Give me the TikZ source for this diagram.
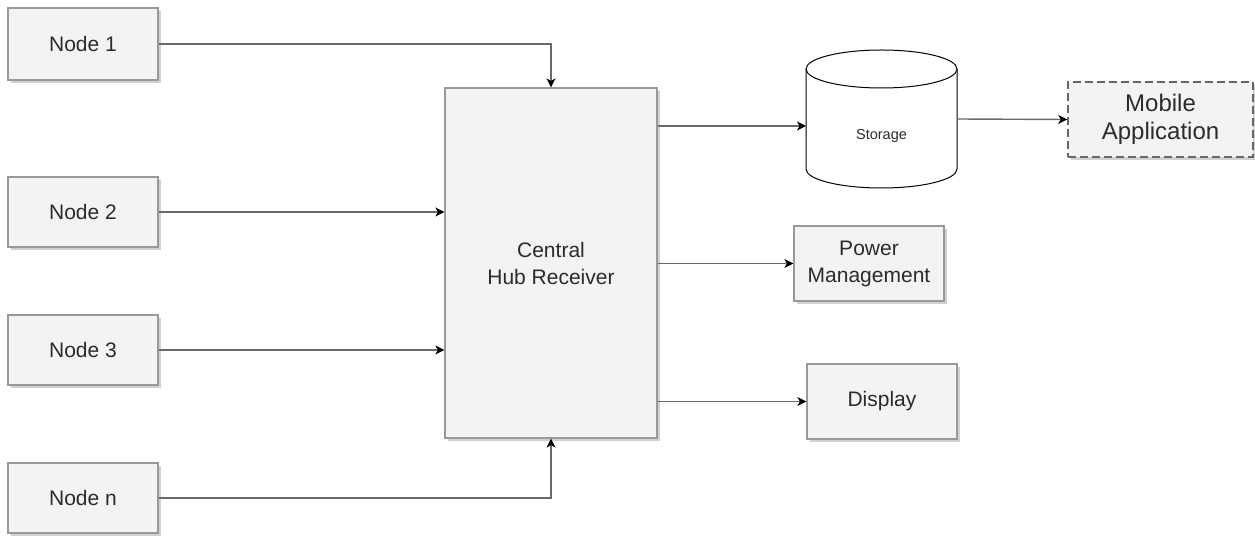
\documentclass[tikz,border=0pt]{standalone}
\usepackage{fontspec}
\setmainfont{Liberation Sans}
\usetikzlibrary{arrows.meta,shadows}
\definecolor{boxfill}{HTML}{F3F3F3}
\definecolor{boxline}{HTML}{999999}
\definecolor{linecol}{HTML}{6A6A6A}
\definecolor{textcol}{HTML}{2B2B2B}
\tikzset{
  block/.style={draw=boxline, fill=boxfill, line width=1.2pt, text=textcol,
    font=\fontsize{21}{27}\selectfont, align=center, inner sep=0pt,
    drop shadow={shadow xshift=3pt, shadow yshift=-3pt, opacity=0.3, fill=black!60}},
  arr/.style={draw=linecol, line width=1.4pt,
    -{Stealth[length=9pt,width=9pt,inset=2.5pt,color=black]}}
}
\begin{document}
\begin{tikzpicture}[x=1pt,y=-1pt]
\useasboundingbox (0,0) rectangle (1255,537);

% sensor nodes
\node[block, minimum width=150pt, minimum height=72pt] (n1) at (83,44) {Node 1};
\node[block, minimum width=150pt, minimum height=70pt] (n2) at (83,212) {Node 2};
\node[block, minimum width=150pt, minimum height=70pt] (n3) at (83,350) {Node 3};
\node[block, minimum width=150pt, minimum height=70pt] (nn) at (83,498) {Node n};

% hub
\node[block, minimum width=212pt, minimum height=350pt] (hub) at (551,263) {Central\\Hub Receiver};

% outputs
\node[block, minimum width=150pt, minimum height=75pt] (pm) at (869,263.5) {Power\\Management};
\node[block, minimum width=150pt, minimum height=75pt] (disp) at (882,401.5) {Display};
\node[block, dashed, dash pattern=on 8pt off 4pt, line width=1.5pt, draw=black!60,
  font=\fontsize{24}{28}\selectfont, minimum width=185pt, minimum height=75pt]
  (mob) at (1160.5,119.5) {Mobile\\Application};

% storage cylinder
\node[minimum width=151pt, minimum height=138pt, inner sep=0pt] (storage) at (881.5,119) {};
\draw[black, line width=1pt, fill=white]
  (806,69) -- (806,169) arc[start angle=180, end angle=0, x radius=75.5, y radius=19] -- (957,69);
\draw[black, line width=1pt, fill=white] (881.5,69) ellipse[x radius=75.5, y radius=19];
\node[text=textcol, font=\fontsize{14.5}{17}\selectfont] (storagelbl) at (881.5,136) {Storage};
\coordinate (stin) at (806,126);

% connectors
\draw[arr] (n1.east) -| (hub.north);
\draw[arr] (n2.east) -- (hub.west |- n2.east);
\draw[arr] (n3.east) -- (hub.west |- n3.east);
\draw[arr] (nn.east) -| (hub.south);
\draw[arr] (hub.east |- stin) -- (stin);
\draw[arr] (hub.east |- pm.west) -- (pm.west);
\draw[arr] (hub.east |- disp.west) -- (disp.west);
\draw[arr] (storage.east) -- (mob.west);
\end{tikzpicture}
\end{document}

• **TASK DIRECTIONS**: Repeat the data exactly in full, omitting its pictures.

• **ANSWER TO THIS EXERCISE**:
Give me the TikZ source for this diagram.
\documentclass[tikz,border=0pt]{standalone}
\usepackage{fontspec}
\setmainfont{Liberation Sans}
\usetikzlibrary{arrows.meta,shadows}
\definecolor{boxfill}{HTML}{F3F3F3}
\definecolor{boxline}{HTML}{999999}
\definecolor{linecol}{HTML}{6A6A6A}
\definecolor{textcol}{HTML}{2B2B2B}
\tikzset{
  block/.style={draw=boxline, fill=boxfill, line width=1.2pt, text=textcol,
    font=\fontsize{21}{27}\selectfont, align=center, inner sep=0pt,
    drop shadow={shadow xshift=3pt, shadow yshift=-3pt, opacity=0.3, fill=black!60}},
  arr/.style={draw=linecol, line width=1.4pt,
    -{Stealth[length=9pt,width=9pt,inset=2.5pt,color=black]}}
}
\begin{document}
\begin{tikzpicture}[x=1pt,y=-1pt]
\useasboundingbox (0,0) rectangle (1255,537);

% sensor nodes
\node[block, minimum width=150pt, minimum height=72pt] (n1) at (83,44) {Node 1};
\node[block, minimum width=150pt, minimum height=70pt] (n2) at (83,212) {Node 2};
\node[block, minimum width=150pt, minimum height=70pt] (n3) at (83,350) {Node 3};
\node[block, minimum width=150pt, minimum height=70pt] (nn) at (83,498) {Node n};

% hub
\node[block, minimum width=212pt, minimum height=350pt] (hub) at (551,263) {Central\\Hub Receiver};

% outputs
\node[block, minimum width=150pt, minimum height=75pt] (pm) at (869,263.5) {Power\\Management};
\node[block, minimum width=150pt, minimum height=75pt] (disp) at (882,401.5) {Display};
\node[block, dashed, dash pattern=on 8pt off 4pt, line width=1.5pt, draw=black!60,
  font=\fontsize{24}{28}\selectfont, minimum width=185pt, minimum height=75pt]
  (mob) at (1160.5,119.5) {Mobile\\Application};

% storage cylinder
\node[minimum width=151pt, minimum height=138pt, inner sep=0pt] (storage) at (881.5,119) {};
\draw[black, line width=1pt, fill=white]
  (806,69) -- (806,169) arc[start angle=180, end angle=0, x radius=75.5, y radius=19] -- (957,69);
\draw[black, line width=1pt, fill=white] (881.5,69) ellipse[x radius=75.5, y radius=19];
\node[text=textcol, font=\fontsize{14.5}{17}\selectfont] (storagelbl) at (881.5,136) {Storage};
\coordinate (stin) at (806,126);

% connectors
\draw[arr] (n1.east) -| (hub.north);
\draw[arr] (n2.east) -- (hub.west |- n2.east);
\draw[arr] (n3.east) -- (hub.west |- n3.east);
\draw[arr] (nn.east) -| (hub.south);
\draw[arr] (hub.east |- stin) -- (stin);
\draw[arr] (hub.east |- pm.west) -- (pm.west);
\draw[arr] (hub.east |- disp.west) -- (disp.west);
\draw[arr] (storage.east) -- (mob.west);
\end{tikzpicture}
\end{document}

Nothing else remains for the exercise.